Eddie Pepitone is doing two things in his current show. He’s howling with despair at the depravity and vacuity of modern living, and he’s deconstructing his own jokes. Entertaining as the show is, I’m not sure that the combination is doing him any favours. The argument about the debauched state of 21st-century America (Pepitone is a New Yorker) is forever being interrupted by self-reflexivity. And even if Pepitone never sets himself up as a crusader – he’s too misanthropic for that – the social commentary implies a moral outrage that the self-admiration tends to dissipate and undermine.
Each strand, to be fair, is funny in its own right.

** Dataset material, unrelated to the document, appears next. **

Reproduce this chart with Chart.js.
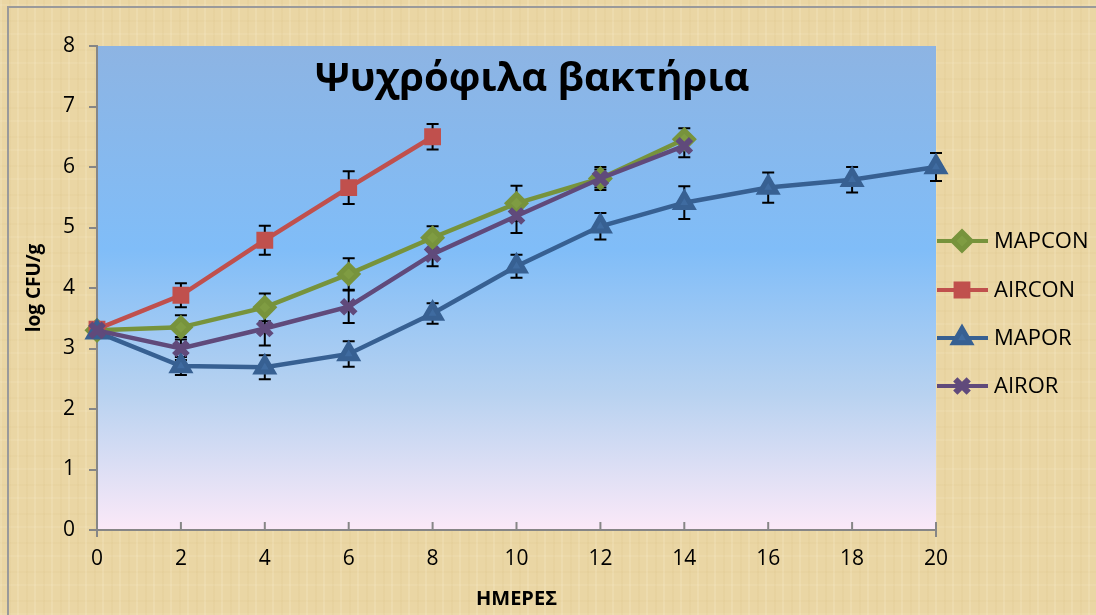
<!DOCTYPE html>
<html>
<head>
<meta charset="utf-8">
<script src="https://cdn.jsdelivr.net/npm/chart.js@4.4.1/dist/chart.umd.min.js"></script>
<style>
  html, body { margin: 0; padding: 0; }
  body {
    width: 1096px; height: 615px; overflow: hidden; position: relative;
    background-color: #ead6a4;
    background-image:
      repeating-linear-gradient(90deg, rgba(255,246,222,0.16) 0 2px, rgba(0,0,0,0) 2px 9px, rgba(200,170,100,0.08) 9px 11px, rgba(0,0,0,0) 11px 17px),
      repeating-linear-gradient(0deg, rgba(255,246,222,0.1) 0 2px, rgba(0,0,0,0) 2px 13px, rgba(196,166,96,0.06) 13px 15px, rgba(0,0,0,0) 15px 29px);
  }
  #frame { position: absolute; left: 7px; top: 6px; right: -10px; bottom: -10px;
    border-left: 2px solid #9a9a9a; border-top: 2px solid #9a9a9a; }
  #wrap { position: absolute; left: 0; top: 0; width: 1096px; height: 615px; }
</style>
</head>
<body>
<div id="frame"></div>
<div id="wrap"><canvas id="chart" width="1096" height="615"></canvas></div>
<script>
// days on the x axis
const days = ['0', '2', '4', '6', '8', '10', '12', '14', '16', '18', '20'];

// log CFU/g values and error bar half-lengths
const mapcon = [3.30, 3.35, 3.68, 4.23, 4.83, 5.40, 5.81, 6.46];
const mapconErr = [0.05, 0.20, 0.23, 0.26, 0.19, 0.29, 0.19, 0.18];
const aircon = [3.32, 3.88, 4.79, 5.66, 6.50];
const airconErr = [0.05, 0.20, 0.24, 0.27, 0.21];
const mapor = [3.27, 2.71, 2.69, 2.91, 3.58, 4.36, 5.02, 5.41, 5.66, 5.79, 6.00];
const maporErr = [0.05, 0.15, 0.20, 0.21, 0.17, 0.19, 0.22, 0.27, 0.25, 0.21, 0.23];
const airor = [3.30, 3.00, 3.33, 3.69, 4.56, 5.19, 5.81, 6.35];
const airorErr = [0.05, 0.19, 0.28, 0.27, 0.20, 0.28, 0.15, 0.19];

const FONT = "'Open Sans', 'DejaVu Sans', sans-serif";

// gradient fill of the plot area
const plotBg = {
  id: 'plotBg',
  beforeDraw(chart) {
    const { ctx, chartArea: a } = chart;
    const g = ctx.createLinearGradient(0, a.top, 0, a.bottom);
    g.addColorStop(0, '#8db4e3');
    g.addColorStop(0.42, '#80bdf8');
    g.addColorStop(0.72, '#b8d2f0');
    g.addColorStop(1, '#fbe9f8');
    ctx.save();
    ctx.fillStyle = g;
    ctx.fillRect(a.left, a.top, a.right - a.left, a.bottom - a.top);
    ctx.restore();
  }
};

// black error bars with caps, under the lines
const errBars = {
  id: 'errBars',
  beforeDatasetsDraw(chart) {
    const { ctx, scales: { x, y } } = chart;
    ctx.save();
    ctx.strokeStyle = '#000';
    ctx.lineWidth = 2;
    chart.data.datasets.forEach(ds => {
      ds.err.forEach((e, j) => {
        const px = x.getPixelForValue(j);
        const t = y.getPixelForValue(ds.data[j] + e);
        const b = y.getPixelForValue(ds.data[j] - e);
        ctx.beginPath();
        ctx.moveTo(px, t); ctx.lineTo(px, b);
        ctx.moveTo(px - 6, t); ctx.lineTo(px + 6, t);
        ctx.moveTo(px - 6, b); ctx.lineTo(px + 6, b);
        ctx.stroke();
      });
    });
    ctx.restore();
  }
};

// x tick marks point into the plot, title and legend
const extras = {
  id: 'extras',
  afterDraw(chart) {
    const { ctx, chartArea: a, scales: { x } } = chart;
    ctx.save();
    ctx.strokeStyle = '#868686';
    ctx.lineWidth = 2;
    days.forEach((d, i) => {
      const px = x.getPixelForValue(i);
      ctx.beginPath();
      ctx.moveTo(px, a.bottom - 8);
      ctx.lineTo(px, a.bottom + (i === 0 || i === days.length - 1 ? 7 : 0));
      ctx.stroke();
    });

    ctx.fillStyle = '#000';
    ctx.font = `bold 40px ${FONT}`;
    ctx.textAlign = 'center';
    ctx.textBaseline = 'middle';
    ctx.fillText('Ψυχρόφιλα βακτήρια', 532, 80);

    const ys = [241, 290, 338, 386];
    ctx.font = `22px ${FONT}`;
    ctx.textAlign = 'left';
    chart.data.datasets.forEach((ds, i) => {
      const y = ys[i];
      ctx.strokeStyle = ds.borderColor;
      ctx.lineWidth = 4;
      ctx.beginPath();
      ctx.moveTo(937, y); ctx.lineTo(988, y);
      ctx.stroke();
      ctx.fillStyle = ds.pointBackgroundColor;
      ctx.strokeStyle = ds.borderColor;
      ctx.lineWidth = ds.pointBorderWidth;
      Chart.helpers.drawPoint(ctx, {
        pointStyle: ds.pointStyle, radius: ds.pointRadius, borderWidth: ds.pointBorderWidth, rotation: 0
      }, 962, y);
      ctx.fillStyle = '#000';
      ctx.fillText(ds.label, 994, y + 1);
    });
    ctx.restore();
  }
};

new Chart(document.getElementById('chart'), {
  type: 'line',
  data: {
    labels: days,
    datasets: [
      {
        label: 'MAPCON', data: mapcon, err: mapconErr, order: 3,
        borderColor: '#77933c', pointBackgroundColor: '#7f9c42',
        pointStyle: 'rectRot', pointRadius: 9, pointBorderWidth: 5,
      },
      {
        label: 'AIRCON', data: aircon, err: airconErr, order: 2,
        borderColor: '#c0504d', pointBackgroundColor: '#c0504d',
        pointStyle: 'rect', pointRadius: 10.5, pointBorderWidth: 2,
      },
      {
        label: 'MAPOR', data: mapor, err: maporErr, order: 1,
        borderColor: '#376092', pointBackgroundColor: '#3f6ba0',
        pointStyle: 'triangle', pointRadius: 9.5, pointBorderWidth: 5,
      },
      {
        label: 'AIROR', data: airor, err: airorErr, order: 0,
        borderColor: '#604a7b', pointBackgroundColor: '#604a7b',
        pointStyle: 'crossRot', pointRadius: 9.5, pointBorderWidth: 6,
      },
    ].map(d => ({ ...d, borderWidth: 4.5, pointBorderColor: d.borderColor, fill: false, tension: 0 })),
  },
  options: {
    responsive: false,
    animation: false,
    layout: { padding: { left: 0, top: 46, right: 160, bottom: 0 } },
    plugins: { legend: { display: false }, tooltip: { enabled: false } },
    scales: {
      x: {
        offset: false,
        afterFit: s => { s.height = 85; },
        grid: { display: false, drawTicks: false },
        border: { color: '#868686', width: 2 },
        ticks: { color: '#000', font: { family: FONT, size: 21 }, padding: 16, maxRotation: 0 },
        title: { display: true, text: 'ΗΜΕΡΕΣ', color: '#000', font: { family: FONT, size: 20, weight: 'bold' }, padding: { top: 0 } },
      },
      y: {
        min: 0, max: 8,
        afterFit: s => { s.width = 97; },
        grid: { drawOnChartArea: false, color: '#868686', lineWidth: 2, tickLength: 8 },
        border: { color: '#868686', width: 2 },
        ticks: { stepSize: 1, color: '#000', font: { family: FONT, size: 21 }, padding: 14 },
        title: { display: true, text: 'log CFU/g', color: '#000', font: { family: FONT, size: 19, weight: 'bold' }, padding: { top: 23 } },
      },
    },
  },
  plugins: [plotBg, errBars, extras],
});
</script>
</body>
</html>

Pepitone is a fiftysomething, blue-collar ball of cynicism, here to tell us (strictly speaking: bark at us) about how he and his wife bond over shared hate; about how “I just love a car where you can regret your life. In comfort.” Having established himself at the dark heart of the existential abyss, Pepitone graduates to a series of lurid skits satirising mediated, corporate US culture: the “honest” BP ad in which a hostage dolphin has its brains blown out; the gameshow in which a gormless contestant must guess the price of the Iraq war.

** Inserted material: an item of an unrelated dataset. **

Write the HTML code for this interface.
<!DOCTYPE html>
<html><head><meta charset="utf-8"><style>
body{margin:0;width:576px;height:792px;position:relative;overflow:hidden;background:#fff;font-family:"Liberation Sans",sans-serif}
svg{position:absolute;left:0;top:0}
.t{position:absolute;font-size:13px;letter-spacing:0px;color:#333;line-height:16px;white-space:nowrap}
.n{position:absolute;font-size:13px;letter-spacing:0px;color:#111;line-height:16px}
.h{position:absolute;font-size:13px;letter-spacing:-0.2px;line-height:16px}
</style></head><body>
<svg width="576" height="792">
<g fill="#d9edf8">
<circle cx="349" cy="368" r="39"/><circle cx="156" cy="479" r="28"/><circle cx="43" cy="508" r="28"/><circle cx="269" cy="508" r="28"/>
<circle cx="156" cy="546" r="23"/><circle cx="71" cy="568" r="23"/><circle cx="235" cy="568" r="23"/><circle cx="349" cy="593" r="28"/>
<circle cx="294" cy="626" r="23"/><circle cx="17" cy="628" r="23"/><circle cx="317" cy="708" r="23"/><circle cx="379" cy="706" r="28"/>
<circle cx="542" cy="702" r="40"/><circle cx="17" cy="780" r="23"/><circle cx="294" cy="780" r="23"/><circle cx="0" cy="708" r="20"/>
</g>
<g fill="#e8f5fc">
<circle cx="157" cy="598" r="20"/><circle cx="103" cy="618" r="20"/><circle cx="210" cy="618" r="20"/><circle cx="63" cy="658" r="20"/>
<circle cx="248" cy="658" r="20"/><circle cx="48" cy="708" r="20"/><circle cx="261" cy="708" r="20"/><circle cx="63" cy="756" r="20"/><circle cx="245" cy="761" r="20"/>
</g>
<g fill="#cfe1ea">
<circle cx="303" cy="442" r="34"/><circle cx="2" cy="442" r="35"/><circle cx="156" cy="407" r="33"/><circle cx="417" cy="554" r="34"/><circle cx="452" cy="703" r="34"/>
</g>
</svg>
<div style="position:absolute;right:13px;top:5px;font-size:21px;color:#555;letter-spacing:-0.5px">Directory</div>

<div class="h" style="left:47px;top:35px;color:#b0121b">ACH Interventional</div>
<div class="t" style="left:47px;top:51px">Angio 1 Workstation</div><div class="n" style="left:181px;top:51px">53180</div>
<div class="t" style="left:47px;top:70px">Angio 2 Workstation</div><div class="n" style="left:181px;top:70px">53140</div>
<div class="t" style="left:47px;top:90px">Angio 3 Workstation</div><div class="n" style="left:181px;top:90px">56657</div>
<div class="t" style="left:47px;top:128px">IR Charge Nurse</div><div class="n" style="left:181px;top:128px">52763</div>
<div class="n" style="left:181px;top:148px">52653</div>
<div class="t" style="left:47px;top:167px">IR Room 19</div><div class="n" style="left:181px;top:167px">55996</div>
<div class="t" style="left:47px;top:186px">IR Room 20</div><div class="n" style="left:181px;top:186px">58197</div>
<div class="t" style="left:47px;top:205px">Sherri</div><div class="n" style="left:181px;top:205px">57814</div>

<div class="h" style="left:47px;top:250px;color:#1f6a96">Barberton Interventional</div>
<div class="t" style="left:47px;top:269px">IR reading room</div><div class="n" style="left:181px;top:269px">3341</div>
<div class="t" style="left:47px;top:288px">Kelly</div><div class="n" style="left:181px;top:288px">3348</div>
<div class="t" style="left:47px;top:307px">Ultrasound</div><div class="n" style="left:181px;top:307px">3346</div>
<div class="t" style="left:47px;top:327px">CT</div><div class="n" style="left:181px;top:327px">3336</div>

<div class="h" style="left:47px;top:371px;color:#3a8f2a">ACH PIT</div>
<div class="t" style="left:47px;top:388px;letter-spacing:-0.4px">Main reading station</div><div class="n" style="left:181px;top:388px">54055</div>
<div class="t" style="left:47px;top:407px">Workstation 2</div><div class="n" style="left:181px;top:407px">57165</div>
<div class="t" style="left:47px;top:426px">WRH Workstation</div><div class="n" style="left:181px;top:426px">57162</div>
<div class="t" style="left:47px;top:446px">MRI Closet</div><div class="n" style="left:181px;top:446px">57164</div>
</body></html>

These are funny mainly for the unrefined quality of Pepitone’s rage. The self-absorption’s droll too, as our host feigns satisfaction at the elegance of his comic technique (the joke being: we know he hates himself). But it’s also digressive, denying Pepitone’s thesis any chance to develop. As it is, his takedown of the smooth hypocrisy of modern life is - garishness aside - a fairly conventional one. We’re left, at least, with a series of vivid impressions, of a comic furious to scour the shine off the gaudy bauble of modern America - even if he seems quite amused at himself while he does so.